## SET EXERCISE
Quote word for word the lines below, beginning with the first and ending with the one that has "from matplotlib.legend_handler import". Drop the pictures.

BEGIN DATASET EXCERPT

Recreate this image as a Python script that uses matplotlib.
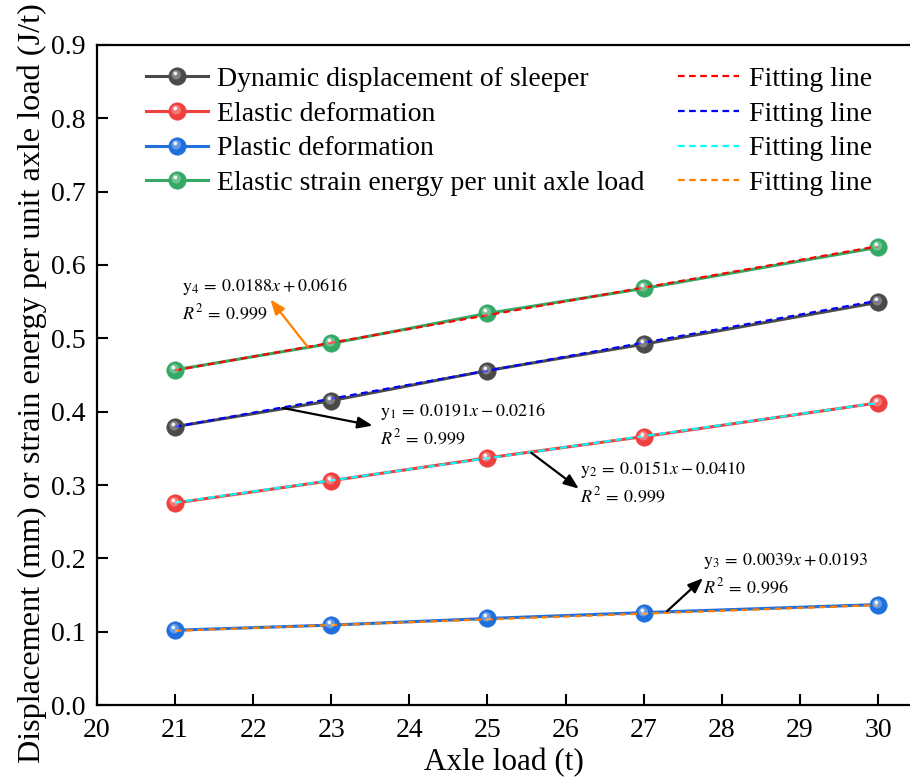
import numpy as np
import matplotlib
matplotlib.use("Agg")
import matplotlib.pyplot as plt
from matplotlib.path import Path
from matplotlib.ticker import FormatStrFormatter
from matplotlib.legend_handler import HandlerTuple

plt.rcParams["font.family"] = "serif"
plt.rcParams["font.serif"] = ["Liberation Serif", "DejaVu Serif"]
plt.rcParams["mathtext.fontset"] = "stix"

# data
axle_load = [21, 23, 25, 27, 30]
sleeper_disp = [0.3795, 0.415, 0.456, 0.492, 0.549]
elastic_def = [0.2755, 0.306, 0.337, 0.366, 0.412]
plastic_def = [0.102, 0.109, 0.118, 0.126, 0.137]
strain_energy = [0.457, 0.493, 0.534, 0.568, 0.624]

# fitting coefficients (slope, intercept) and R^2 from the annotations
fit_y1 = (0.0191, -0.0216)
fit_y2 = (0.0151, -0.0410)
fit_y3 = (0.0039, 0.0193)
fit_y4 = (0.0188, 0.0616)
r2_y1, r2_y2, r2_y3, r2_y4 = "0.999", "0.999", "0.996", "0.999"

series_names = ["Dynamic displacement of sleeper", "Elastic deformation",
                "Plastic deformation", "Elastic strain energy per unit axle load"]
series_colors = ["#4a4a4a", "#ef4040", "#1f6fdd", "#34a865"]
fit_colors = ["#ff0000", "#0000ff", "#00ffff", "#ff8000"]


def offset_disc(cx, cy, r):
    # small disc inside a fixed [-1, 1] box so the marker is not re-centred
    circ = Path.circle((cx, cy), r)
    verts = np.vstack([[[-1, -1]], [[1, 1]], circ.vertices])
    codes = np.concatenate([[Path.MOVETO, Path.MOVETO], circ.codes])
    return Path(verts, codes)


glow_big = offset_disc(-0.15, 0.2, 0.55)
glow_small = offset_disc(-0.25, 0.35, 0.22)

fig = plt.figure(figsize=(9.10, 7.78), dpi=100)
ax = fig.add_axes([0.1066, 0.0938, 0.8934, 0.8484])

xs = np.array(axle_load, dtype=float)
all_series = [sleeper_disp, elastic_def, plastic_def, strain_energy]

ms = 12.5
series_handles = []
for ys, name, c in zip(all_series, series_names, series_colors):
    ln, = ax.plot(xs, ys, color=c, lw=2.2, marker="o", ms=ms,
                  mfc=c, mec=c, mew=0.5, zorder=3)
    g1, = ax.plot(xs, ys, ls="none", marker=glow_big, ms=ms, mfc="white",
                  mec="none", alpha=0.3, zorder=5)
    g2, = ax.plot(xs, ys, ls="none", marker=glow_small, ms=ms, mfc="white",
                  mec="none", alpha=0.9, zorder=5)
    series_handles.append((ln, g1, g2))

# fitting lines, in legend order; each sits on the series it was drawn over
fit_handles = []
for coef, fc in zip([fit_y4, fit_y1, fit_y2, fit_y3], fit_colors):
    yfit = np.polyval(coef, xs)
    fl, = ax.plot(xs, yfit, color=fc, lw=1.6, ls=(0, (3, 2)), zorder=4)
    fit_handles.append(fl)

ax.set_xlim(20, 30.41)
ax.set_ylim(0, 0.9)
ax.set_xticks(range(20, 31))
ax.set_yticks(np.arange(0, 0.91, 0.1))
ax.yaxis.set_major_formatter(FormatStrFormatter("%.1f"))
ax.spines["right"].set_visible(False)
for s in ["left", "bottom", "top"]:
    ax.spines[s].set_linewidth(1.6)
ax.tick_params(direction="in", length=8, width=1.5, labelsize=20,
               top=False, right=False)
ax.tick_params(axis="x", pad=9)
ax.tick_params(axis="y", pad=8)
ax.set_xlabel("Axle load (t)", fontsize=22.5, labelpad=4)
ax.set_ylabel("Displacement (mm) or strain energy per unit axle load (J/t)",
              fontsize=23.2)
ax.yaxis.set_label_coords(-0.062, 0.487)

handles = series_handles + fit_handles
labels = series_names + ["Fitting line"] * 4
ax.legend(handles, labels, ncol=2, frameon=False, fontsize=20, numpoints=1,
          handler_map={tuple: HandlerTuple(ndivide=1)},
          handlelength=2.2, handletextpad=0.35, columnspacing=1.2,
          labelspacing=0.33, loc="upper left", bbox_to_anchor=(0.03, 1.005))

# fit annotations: equation text, R^2 and arrow
annots = [
    (r"$\mathrm{y}_4 \:=\: 0.0188x \:+\: 0.0616$", r2_y4, (21.09, 0.570),
     (22.70, 0.488), (22.22, 0.553), fit_colors[3]),
    (r"$\mathrm{y}_1 \:=\: 0.0191x \:-\: 0.0216$", r2_y1, (23.62, 0.400),
     (22.38, 0.405), (23.53, 0.381), "black"),
    (r"$\mathrm{y}_2 \:=\: 0.0151x \:-\: 0.0410$", r2_y2, (26.18, 0.321),
     (25.56, 0.344), (26.17, 0.295), "black"),
    (r"$\mathrm{y}_3 \:=\: 0.0039x \:+\: 0.0193$", r2_y3, (27.76, 0.196),
     (27.30, 0.128), (27.76, 0.173), "black"),
]
for eq, rr, (tx, ty), tail, head, ac in annots:
    ax.text(tx, ty, eq, fontsize=13, ha="left", va="center", zorder=6)
    ax.text(tx, ty - 0.036, r"$R^2 \:=\: %s$" % rr, fontsize=13,
            ha="left", va="center", zorder=6)
    ax.annotate("", xy=head, xytext=tail,
                arrowprops=dict(arrowstyle="-|>,head_length=0.9,head_width=0.35",
                                color=ac, lw=1.6, shrinkA=0, shrinkB=0), zorder=6)

fig.savefig("out.png", dpi=100)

END DATASET EXCERPT

## COMPLETED TASK
Recreate this image as a Python script that uses matplotlib.
import numpy as np
import matplotlib
matplotlib.use("Agg")
import matplotlib.pyplot as plt
from matplotlib.path import Path
from matplotlib.ticker import FormatStrFormatter
from matplotlib.legend_handler import HandlerTuple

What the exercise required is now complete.